→ Exercise goal: Skip all pictures. Write out the data below from its first line through the line that contains "23.7, 17.0, 15.7]".

→ Supplied data:
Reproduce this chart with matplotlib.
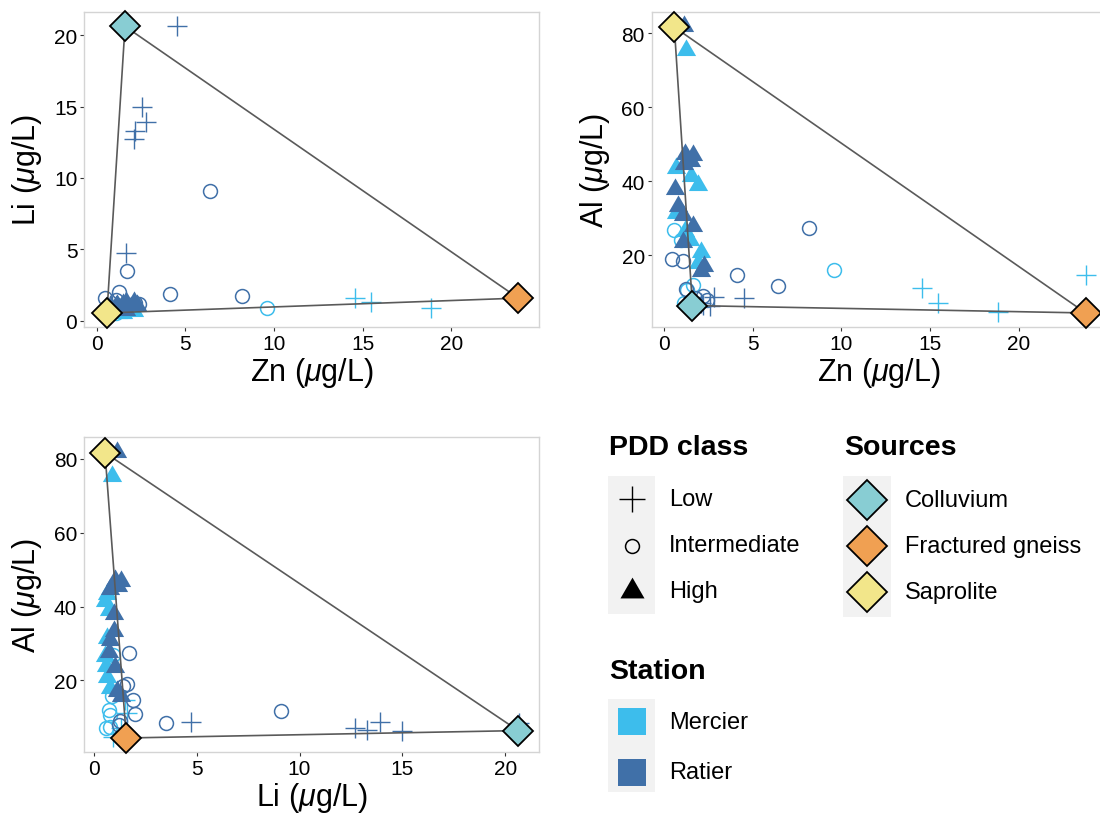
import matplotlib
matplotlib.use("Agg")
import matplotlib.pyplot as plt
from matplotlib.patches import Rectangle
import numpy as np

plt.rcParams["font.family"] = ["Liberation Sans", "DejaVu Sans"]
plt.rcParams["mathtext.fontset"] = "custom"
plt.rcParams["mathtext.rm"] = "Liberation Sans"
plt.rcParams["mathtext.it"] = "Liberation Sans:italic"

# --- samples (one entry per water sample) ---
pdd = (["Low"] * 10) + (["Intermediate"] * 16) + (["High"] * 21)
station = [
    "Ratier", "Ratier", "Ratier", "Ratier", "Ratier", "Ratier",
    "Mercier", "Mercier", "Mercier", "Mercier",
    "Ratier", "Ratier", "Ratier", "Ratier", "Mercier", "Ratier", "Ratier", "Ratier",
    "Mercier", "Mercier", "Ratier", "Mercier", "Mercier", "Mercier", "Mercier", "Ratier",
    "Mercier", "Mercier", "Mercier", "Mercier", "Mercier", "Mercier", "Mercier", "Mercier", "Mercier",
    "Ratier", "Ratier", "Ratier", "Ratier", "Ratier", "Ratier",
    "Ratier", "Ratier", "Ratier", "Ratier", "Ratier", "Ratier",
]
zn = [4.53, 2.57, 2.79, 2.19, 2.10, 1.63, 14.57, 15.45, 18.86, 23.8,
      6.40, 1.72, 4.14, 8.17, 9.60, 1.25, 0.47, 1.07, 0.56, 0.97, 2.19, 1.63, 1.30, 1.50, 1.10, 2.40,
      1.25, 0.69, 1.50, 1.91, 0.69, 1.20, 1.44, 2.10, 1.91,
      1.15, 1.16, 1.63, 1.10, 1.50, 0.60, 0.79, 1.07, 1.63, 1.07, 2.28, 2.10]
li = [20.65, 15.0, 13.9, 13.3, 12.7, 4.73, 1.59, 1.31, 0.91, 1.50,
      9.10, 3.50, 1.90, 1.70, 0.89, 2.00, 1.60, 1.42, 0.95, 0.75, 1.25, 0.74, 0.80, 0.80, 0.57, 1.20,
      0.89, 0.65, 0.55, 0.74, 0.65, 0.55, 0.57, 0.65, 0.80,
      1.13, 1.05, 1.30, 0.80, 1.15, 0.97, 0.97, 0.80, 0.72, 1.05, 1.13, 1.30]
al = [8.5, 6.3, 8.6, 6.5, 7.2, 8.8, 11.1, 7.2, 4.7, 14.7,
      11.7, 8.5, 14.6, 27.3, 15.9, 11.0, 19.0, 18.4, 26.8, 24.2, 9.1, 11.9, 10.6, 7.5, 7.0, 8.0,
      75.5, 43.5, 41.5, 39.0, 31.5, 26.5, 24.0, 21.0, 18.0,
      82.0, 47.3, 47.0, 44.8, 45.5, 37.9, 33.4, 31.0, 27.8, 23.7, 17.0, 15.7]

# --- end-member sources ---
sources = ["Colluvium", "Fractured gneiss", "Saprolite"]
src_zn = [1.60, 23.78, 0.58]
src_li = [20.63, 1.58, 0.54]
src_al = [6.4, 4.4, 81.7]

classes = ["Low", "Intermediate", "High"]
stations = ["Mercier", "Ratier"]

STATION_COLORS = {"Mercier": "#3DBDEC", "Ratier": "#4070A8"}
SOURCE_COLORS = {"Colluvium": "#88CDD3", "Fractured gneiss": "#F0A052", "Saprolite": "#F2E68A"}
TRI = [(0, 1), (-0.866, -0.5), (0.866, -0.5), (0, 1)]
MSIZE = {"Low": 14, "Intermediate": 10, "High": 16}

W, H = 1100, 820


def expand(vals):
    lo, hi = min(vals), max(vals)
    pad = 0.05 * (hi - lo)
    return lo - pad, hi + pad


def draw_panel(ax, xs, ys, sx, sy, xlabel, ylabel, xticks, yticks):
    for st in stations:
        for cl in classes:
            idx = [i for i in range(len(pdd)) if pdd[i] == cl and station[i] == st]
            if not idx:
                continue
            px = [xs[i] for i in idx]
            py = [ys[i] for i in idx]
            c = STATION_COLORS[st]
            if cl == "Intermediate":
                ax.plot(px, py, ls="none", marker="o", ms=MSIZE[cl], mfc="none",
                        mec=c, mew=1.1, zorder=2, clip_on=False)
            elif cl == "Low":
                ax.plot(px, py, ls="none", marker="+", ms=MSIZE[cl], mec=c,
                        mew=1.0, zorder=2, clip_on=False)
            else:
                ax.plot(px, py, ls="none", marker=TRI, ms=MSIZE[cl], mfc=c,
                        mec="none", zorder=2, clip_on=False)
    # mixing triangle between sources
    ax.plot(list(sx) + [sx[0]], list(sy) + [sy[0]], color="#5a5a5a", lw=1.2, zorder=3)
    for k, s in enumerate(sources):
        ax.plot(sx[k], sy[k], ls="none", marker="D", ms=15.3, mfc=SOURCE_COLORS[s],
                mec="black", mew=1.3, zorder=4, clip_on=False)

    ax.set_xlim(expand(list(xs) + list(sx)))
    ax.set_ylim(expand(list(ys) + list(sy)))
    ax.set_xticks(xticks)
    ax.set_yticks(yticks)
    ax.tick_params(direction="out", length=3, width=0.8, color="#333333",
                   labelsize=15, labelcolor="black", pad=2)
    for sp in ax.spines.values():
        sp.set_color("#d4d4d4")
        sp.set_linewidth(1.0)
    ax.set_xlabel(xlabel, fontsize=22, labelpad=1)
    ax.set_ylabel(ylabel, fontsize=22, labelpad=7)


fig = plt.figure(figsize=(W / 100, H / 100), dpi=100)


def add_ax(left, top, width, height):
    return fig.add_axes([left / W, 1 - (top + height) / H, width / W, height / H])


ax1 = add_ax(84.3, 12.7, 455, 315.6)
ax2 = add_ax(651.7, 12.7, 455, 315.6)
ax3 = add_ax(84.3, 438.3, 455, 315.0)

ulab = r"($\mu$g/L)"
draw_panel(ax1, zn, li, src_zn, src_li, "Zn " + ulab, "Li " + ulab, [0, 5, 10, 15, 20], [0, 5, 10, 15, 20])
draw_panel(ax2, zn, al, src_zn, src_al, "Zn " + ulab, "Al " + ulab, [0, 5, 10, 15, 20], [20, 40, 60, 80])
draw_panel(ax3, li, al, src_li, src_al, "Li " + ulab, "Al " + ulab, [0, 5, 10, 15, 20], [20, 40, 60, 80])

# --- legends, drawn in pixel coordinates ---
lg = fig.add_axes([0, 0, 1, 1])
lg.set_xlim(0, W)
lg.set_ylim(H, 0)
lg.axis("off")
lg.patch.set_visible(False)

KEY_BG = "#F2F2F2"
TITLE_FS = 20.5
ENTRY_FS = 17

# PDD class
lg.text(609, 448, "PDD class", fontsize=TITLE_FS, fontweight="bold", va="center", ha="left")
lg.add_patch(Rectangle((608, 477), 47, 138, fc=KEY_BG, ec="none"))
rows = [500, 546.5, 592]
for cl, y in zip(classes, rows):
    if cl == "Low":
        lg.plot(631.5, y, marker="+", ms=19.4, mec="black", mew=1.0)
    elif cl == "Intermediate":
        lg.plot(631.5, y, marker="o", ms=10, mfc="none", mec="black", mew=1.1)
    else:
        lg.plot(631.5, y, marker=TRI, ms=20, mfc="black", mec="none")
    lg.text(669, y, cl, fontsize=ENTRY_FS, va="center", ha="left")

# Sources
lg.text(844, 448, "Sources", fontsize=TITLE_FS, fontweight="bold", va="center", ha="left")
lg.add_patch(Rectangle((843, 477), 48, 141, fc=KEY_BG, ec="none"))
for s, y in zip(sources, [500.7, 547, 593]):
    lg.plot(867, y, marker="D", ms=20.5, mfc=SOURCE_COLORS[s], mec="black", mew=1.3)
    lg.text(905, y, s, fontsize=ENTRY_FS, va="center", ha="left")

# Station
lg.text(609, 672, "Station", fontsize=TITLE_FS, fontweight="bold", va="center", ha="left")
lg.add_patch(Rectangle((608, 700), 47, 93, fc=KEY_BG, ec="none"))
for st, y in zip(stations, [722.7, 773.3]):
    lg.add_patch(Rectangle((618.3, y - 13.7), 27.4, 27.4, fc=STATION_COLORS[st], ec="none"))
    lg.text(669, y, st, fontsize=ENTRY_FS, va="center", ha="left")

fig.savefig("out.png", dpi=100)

→ Task output:
Reproduce this chart with matplotlib.
import matplotlib
matplotlib.use("Agg")
import matplotlib.pyplot as plt
from matplotlib.patches import Rectangle
import numpy as np

plt.rcParams["font.family"] = ["Liberation Sans", "DejaVu Sans"]
plt.rcParams["mathtext.fontset"] = "custom"
plt.rcParams["mathtext.rm"] = "Liberation Sans"
plt.rcParams["mathtext.it"] = "Liberation Sans:italic"

# --- samples (one entry per water sample) ---
pdd = (["Low"] * 10) + (["Intermediate"] * 16) + (["High"] * 21)
station = [
    "Ratier", "Ratier", "Ratier", "Ratier", "Ratier", "Ratier",
    "Mercier", "Mercier", "Mercier", "Mercier",
    "Ratier", "Ratier", "Ratier", "Ratier", "Mercier", "Ratier", "Ratier", "Ratier",
    "Mercier", "Mercier", "Ratier", "Mercier", "Mercier", "Mercier", "Mercier", "Ratier",
    "Mercier", "Mercier", "Mercier", "Mercier", "Mercier", "Mercier", "Mercier", "Mercier", "Mercier",
    "Ratier", "Ratier", "Ratier", "Ratier", "Ratier", "Ratier",
    "Ratier", "Ratier", "Ratier", "Ratier", "Ratier", "Ratier",
]
zn = [4.53, 2.57, 2.79, 2.19, 2.10, 1.63, 14.57, 15.45, 18.86, 23.8,
      6.40, 1.72, 4.14, 8.17, 9.60, 1.25, 0.47, 1.07, 0.56, 0.97, 2.19, 1.63, 1.30, 1.50, 1.10, 2.40,
      1.25, 0.69, 1.50, 1.91, 0.69, 1.20, 1.44, 2.10, 1.91,
      1.15, 1.16, 1.63, 1.10, 1.50, 0.60, 0.79, 1.07, 1.63, 1.07, 2.28, 2.10]
li = [20.65, 15.0, 13.9, 13.3, 12.7, 4.73, 1.59, 1.31, 0.91, 1.50,
      9.10, 3.50, 1.90, 1.70, 0.89, 2.00, 1.60, 1.42, 0.95, 0.75, 1.25, 0.74, 0.80, 0.80, 0.57, 1.20,
      0.89, 0.65, 0.55, 0.74, 0.65, 0.55, 0.57, 0.65, 0.80,
      1.13, 1.05, 1.30, 0.80, 1.15, 0.97, 0.97, 0.80, 0.72, 1.05, 1.13, 1.30]
al = [8.5, 6.3, 8.6, 6.5, 7.2, 8.8, 11.1, 7.2, 4.7, 14.7,
      11.7, 8.5, 14.6, 27.3, 15.9, 11.0, 19.0, 18.4, 26.8, 24.2, 9.1, 11.9, 10.6, 7.5, 7.0, 8.0,
      75.5, 43.5, 41.5, 39.0, 31.5, 26.5, 24.0, 21.0, 18.0,
      82.0, 47.3, 47.0, 44.8, 45.5, 37.9, 33.4, 31.0, 27.8, 23.7, 17.0, 15.7]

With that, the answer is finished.